Monday, September 10, 2012

Getting comfortable with one another.

Last night something blatantly obvious knocked me over the head. I'm not sure that there's a word or two for it, though, so I'll describe the scenario:

It was a long, fun day at an amusement park to celebrate Bebe's 8th birthday. We'd come home, put the sleeping children in their rooms, and were going about the evening's tasks (prepping lunches for the next day, making quick small dinners for ourselves, etc.). D and I were both in the kitchen. I was packing lunches and he was making soup in the crock pot for tonight's dinner. I placed a container for Bebe's lunch on the counter, went to the fridge and opened it to grab a few items. Left the fridge door opened, to return to it for more after putting things on the counter, and as I was walking to the counter and D was walking from the kitchen to the dining room, he nudged the fridge door shut with his foot. No big deal, I re-opened it, and got out what I needed, and closed it again. Went looking for a knife to cut the bread with, and saw D had left a tomato-juice-and-seed-covered knife on our white tile counter. I deposited it into the sink and wiped off the spot. Not two minutes later, the toaster oven dinged, and D came in to get his toast. "Where's my knife?" he asked. "What knife?" "The one that was laying here. I was going to use it to butter my toast." Whoops.

I remember reading a book when I was a teenager that spoke of a couple who was so in love that they "finished each other's sentences." I thought it was SUCH a sweet concept. But now when D finishes my sentences, it pisses me off. Why? Because 80% of the time, what he completes my sentence with is NOT what I was going to say! I confess, though, that I do it to him, too.

We also seem to "complete" each other's actions, as mentioned above. Sometimes, though, our motivation is not loving but critical. Last night when diapering Dois in the car before heading home from the park, D put his diaper on too loose. Without giving him a second to adjust it, I reached over and started to fix it. I ASSumed he wasn't going to. I made the inference that D never gets his diapers "just tight enough" and if I want it right, I need to do it. After coming home from work/school/daycare, I leave the laundry bag of dirty diapers from daycare at the bottom of the steps. The plan is to bring them up on my first trip up, which is usually when putting Dois to bed. Well, D comes home before Dois is in bed, snatches up the bag with a huff and runs it upstairs. He ASSumed that I wouldn't bring it upstairs on my own.

Our chores every weekend are divided easily between D and I. With yesterday's trip to the amusement park, all of our weekend chores needed to be done on Sat.

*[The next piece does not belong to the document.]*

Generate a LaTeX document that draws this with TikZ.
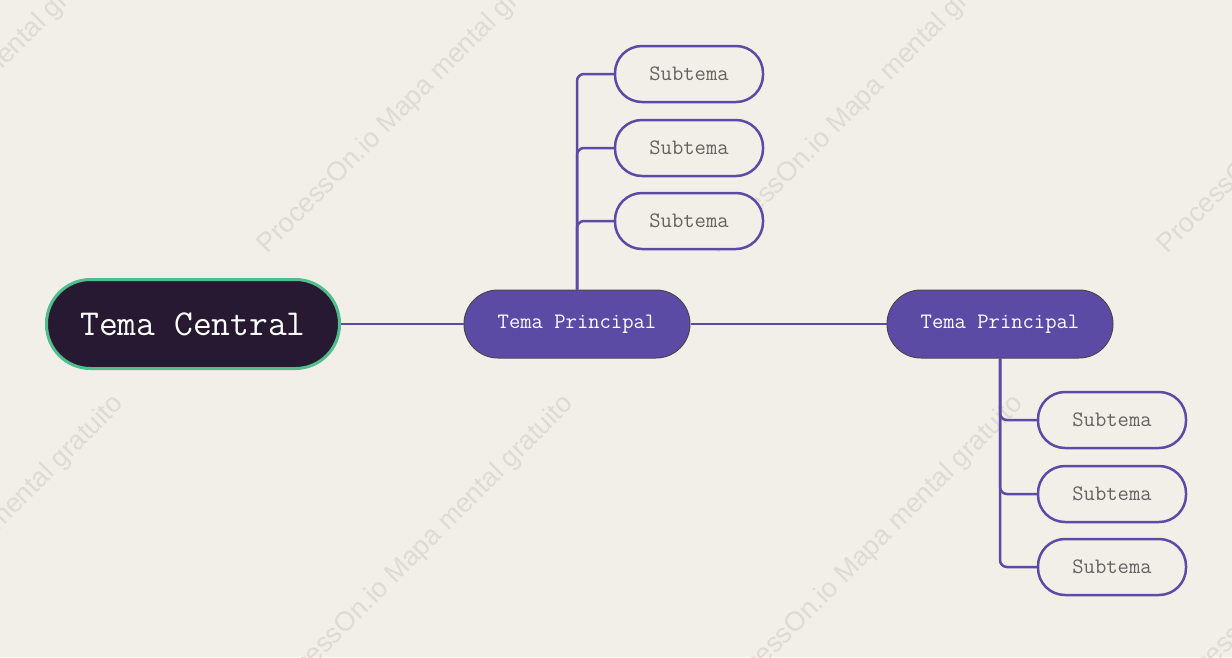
\documentclass[tikz,border=0pt]{standalone}
\usepackage{fontspec}
\newfontfamily\marcafont{Liberation Sans}
\usetikzlibrary{positioning}
\definecolor{fondo}{HTML}{F2EFE9}
\definecolor{morado}{HTML}{5C4BA5}
\definecolor{oscuro}{HTML}{281933}
\definecolor{verde}{HTML}{4FBE8B}
\definecolor{borde}{HTML}{4A4650}
\definecolor{gristexto}{HTML}{666462}
\definecolor{marca}{HTML}{DEDBD5}

\begin{document}
\begin{tikzpicture}[x=1pt,y=-1pt,
    central/.style={draw=verde, line width=3pt, fill=oscuro, text=white,
        rounded corners=44pt, minimum width=293pt, minimum height=89pt,
        font=\ttfamily\fontsize{36.5}{36.5}\selectfont},
    principal/.style={draw=borde, line width=1pt, fill=morado, text=white,
        rounded corners=34pt, minimum width=226pt, minimum height=68pt,
        font=\ttfamily\fontsize{22}{22}\selectfont},
    subtema/.style={draw=morado, line width=2.5pt, fill=fondo, text=gristexto,
        rounded corners=27pt, minimum width=148pt, minimum height=56pt,
        font=\ttfamily\fontsize{22}{22}\selectfont},
    rama/.style={draw=morado, line width=2.5pt},
    marcaagua/.style={text=marca, rotate=45, font=\marcafont\fontsize{27}{27}\selectfont}]
                    \clip (0,0) rectangle (1232,657);
                    \fill[fondo] (0,0) rectangle (1232,657);
                    \foreach \x in {-38,412,862,1312}{
                        \node[marcaagua] at (\x,100) {ProcessOn.io Mapa mental gratuito};
                        \node[marcaagua] at ({\x+8},550) {ProcessOn.io Mapa mental gratuito};
                    }
                    \node[central] (central) at (193,324) {Tema Central};
                    \node[principal] (p1) at (577,324) {Tema Principal};
                    \node[principal] (p2) at (1000,324) {Tema Principal};
                    \foreach \n/\y in {1/74,2/148,3/221}{
                        \node[subtema] (a\n) at (689,\y) {Subtema};
                        \draw[rama, rounded corners=7pt] (p1.north) |- (a\n.west);
                    }
                    \foreach \n/\y in {1/420,2/494,3/567}{
                        \node[subtema] (b\n) at (1112,\y) {Subtema};
                        \draw[rama, rounded corners=7pt] (p2.south) |- (b\n.west);
                    }
                    \draw[rama] (central) -- (p1);
                    \draw[rama] (p1) -- (p2);
                \end{tikzpicture}
\end{document}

AND we had to go to Mass. AND D had promised Bebe a trip to the pool to try out her new snorkel. The day went by SO FAST and when it was done, two tasks usually designated for D were not done. These are tasks that I HATE to do (and he knows that, which is why they're his!) and task that, honestly, could've gone un-done for another week with no problems. But on Saturday night I was on a roll, and decided to do all the things I needed to do, as well as his tasks as well. The result? Me feeling accomplished, and D feeling elated (his love language is Acts of Service) when he came home to see EVERYTHING was done.

It's easy when you're so USED to a person's actions and mannerisms to feel like they're so predictable. But assuming they're predictable can hurt if you don't give them a chance to ever show if/how they've changed.

I'm so glad that D and I have reached an acceptable level of comfortability (yes I made that word up) for us... as long as he stops trying so hard to complete my sentences!! 

(I loved this post so much, I decided that I'd like to blog more about marriage. So keep your eye out for a new series I'm calling Marriage In Mind Mondays!)

1 comment:

  1. This is a really insightful post, thanks for sharing!

    I try to make a conscious (and sometimes what feels like valiant) effort to give whoever I'm working with (husband, coworkers, etc.) the benefit of the doubt. I have to remind myself to do so frequently though. ;-)

    I think believing people can adapt and change and grow helps them to do so, and every time we expect them to fail and make it known via our behavior, we contribute to their failure.